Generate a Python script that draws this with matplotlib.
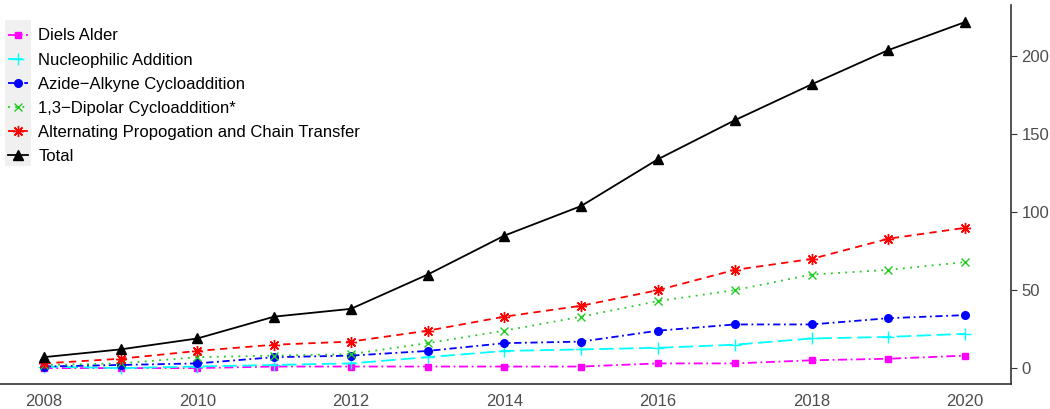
import matplotlib.pyplot as plt
from matplotlib.patches import Rectangle

plt.rcParams['font.family'] = ['Liberation Sans', 'DejaVu Sans']

years = list(range(2008, 2021))
diels_alder = [0, 0, 0, 1, 1, 1, 1, 1, 3, 3, 5, 6, 8]
nucleophilic = [1, 0, 1, 2, 3, 7, 11, 12, 13, 15, 19, 20, 22]
azide_alkyne = [1, 2, 3, 7, 8, 11, 16, 17, 24, 28, 28, 32, 34]
dipolar = [2, 3, 7, 8, 9, 16, 24, 33, 43, 50, 60, 63, 68]
alternating = [3, 6, 11, 15, 17, 24, 33, 40, 50, 63, 70, 83, 90]
total = [7, 12, 19, 33, 38, 60, 85, 104, 134, 159, 182, 204, 222]

series = [
    ("Diels Alder", diels_alder, "#FF00FF", (0, (5, 2, 1, 2)), "s", 5),
    ("Nucleophilic Addition", nucleophilic, "#00FFFF", (0, (8, 3)), "+", 8.5),
    ("Azide\u2212Alkyne Cycloaddition", azide_alkyne, "#0000FF", (0, (4, 2, 1, 2)), "o", 5.5),
    ("1,3\u2212Dipolar Cycloaddition*", dipolar, "#22CC22", (0, (1, 3)), "x", 6),
    ("Alternating Propogation and Chain Transfer", alternating, "#FF0000", (0, (4, 3)), (8, 2, 0), 8),
    ("Total", total, "black", "-", "^", 7),
]

fig = plt.figure(figsize=(10.5, 4.09), dpi=100)
ax = fig.add_axes([0.0, 0.06, 0.963, 0.928])

for label, vals, color, ls, marker, ms in series:
    ax.plot(years, vals, color=color, linestyle=ls, linewidth=1.3,
            marker=marker, markersize=ms, markeredgewidth=1.0, label=label)

ax.set_xlim(2007.43, 2020.6)
ax.set_ylim(-10.5, 233)
ax.set_xticks([2008, 2010, 2012, 2014, 2016, 2018, 2020])
ax.set_yticks([0, 50, 100, 150, 200])
ax.yaxis.tick_right()
for side in ["top", "left"]:
    ax.spines[side].set_visible(False)
for side in ["bottom", "right"]:
    ax.spines[side].set_color("#333333")
    ax.spines[side].set_linewidth(1.2)
ax.tick_params(axis="y", colors="#333333", labelsize=12, length=4, labelcolor="#4D4D4D")
ax.tick_params(axis="x", length=0, labelsize=12, labelcolor="#4D4D4D", pad=7)

leg = ax.legend(loc="upper left", bbox_to_anchor=(0.0, 0.96), frameon=False,
                fontsize=12, handlelength=1.2, handletextpad=0.6,
                labelspacing=0.55, borderaxespad=0.3, borderpad=0.2)
ax.add_patch(Rectangle((5 / 1050, 1 - 166 / 409), 26 / 1050, 146 / 409,
                       transform=fig.transFigure, facecolor="#F0F0F0",
                       edgecolor="none", zorder=0.5, clip_on=False))

fig.savefig("out.png", dpi=100)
= = =
• Set problem:
Copy out every line of the material above exactly, skipping the pictures.

• Solution to the exercise:
Generate a Python script that draws this with matplotlib.
import matplotlib.pyplot as plt
from matplotlib.patches import Rectangle

plt.rcParams['font.family'] = ['Liberation Sans', 'DejaVu Sans']

years = list(range(2008, 2021))
diels_alder = [0, 0, 0, 1, 1, 1, 1, 1, 3, 3, 5, 6, 8]
nucleophilic = [1, 0, 1, 2, 3, 7, 11, 12, 13, 15, 19, 20, 22]
azide_alkyne = [1, 2, 3, 7, 8, 11, 16, 17, 24, 28, 28, 32, 34]
dipolar = [2, 3, 7, 8, 9, 16, 24, 33, 43, 50, 60, 63, 68]
alternating = [3, 6, 11, 15, 17, 24, 33, 40, 50, 63, 70, 83, 90]
total = [7, 12, 19, 33, 38, 60, 85, 104, 134, 159, 182, 204, 222]

series = [
    ("Diels Alder", diels_alder, "#FF00FF", (0, (5, 2, 1, 2)), "s", 5),
    ("Nucleophilic Addition", nucleophilic, "#00FFFF", (0, (8, 3)), "+", 8.5),
    ("Azide\u2212Alkyne Cycloaddition", azide_alkyne, "#0000FF", (0, (4, 2, 1, 2)), "o", 5.5),
    ("1,3\u2212Dipolar Cycloaddition*", dipolar, "#22CC22", (0, (1, 3)), "x", 6),
    ("Alternating Propogation and Chain Transfer", alternating, "#FF0000", (0, (4, 3)), (8, 2, 0), 8),
    ("Total", total, "black", "-", "^", 7),
]

fig = plt.figure(figsize=(10.5, 4.09), dpi=100)
ax = fig.add_axes([0.0, 0.06, 0.963, 0.928])

for label, vals, color, ls, marker, ms in series:
    ax.plot(years, vals, color=color, linestyle=ls, linewidth=1.3,
            marker=marker, markersize=ms, markeredgewidth=1.0, label=label)

ax.set_xlim(2007.43, 2020.6)
ax.set_ylim(-10.5, 233)
ax.set_xticks([2008, 2010, 2012, 2014, 2016, 2018, 2020])
ax.set_yticks([0, 50, 100, 150, 200])
ax.yaxis.tick_right()
for side in ["top", "left"]:
    ax.spines[side].set_visible(False)
for side in ["bottom", "right"]:
    ax.spines[side].set_color("#333333")
    ax.spines[side].set_linewidth(1.2)
ax.tick_params(axis="y", colors="#333333", labelsize=12, length=4, labelcolor="#4D4D4D")
ax.tick_params(axis="x", length=0, labelsize=12, labelcolor="#4D4D4D", pad=7)

leg = ax.legend(loc="upper left", bbox_to_anchor=(0.0, 0.96), frameon=False,
                fontsize=12, handlelength=1.2, handletextpad=0.6,
                labelspacing=0.55, borderaxespad=0.3, borderpad=0.2)
ax.add_patch(Rectangle((5 / 1050, 1 - 166 / 409), 26 / 1050, 146 / 409,
                       transform=fig.transFigure, facecolor="#F0F0F0",
                       edgecolor="none", zorder=0.5, clip_on=False))

fig.savefig("out.png", dpi=100)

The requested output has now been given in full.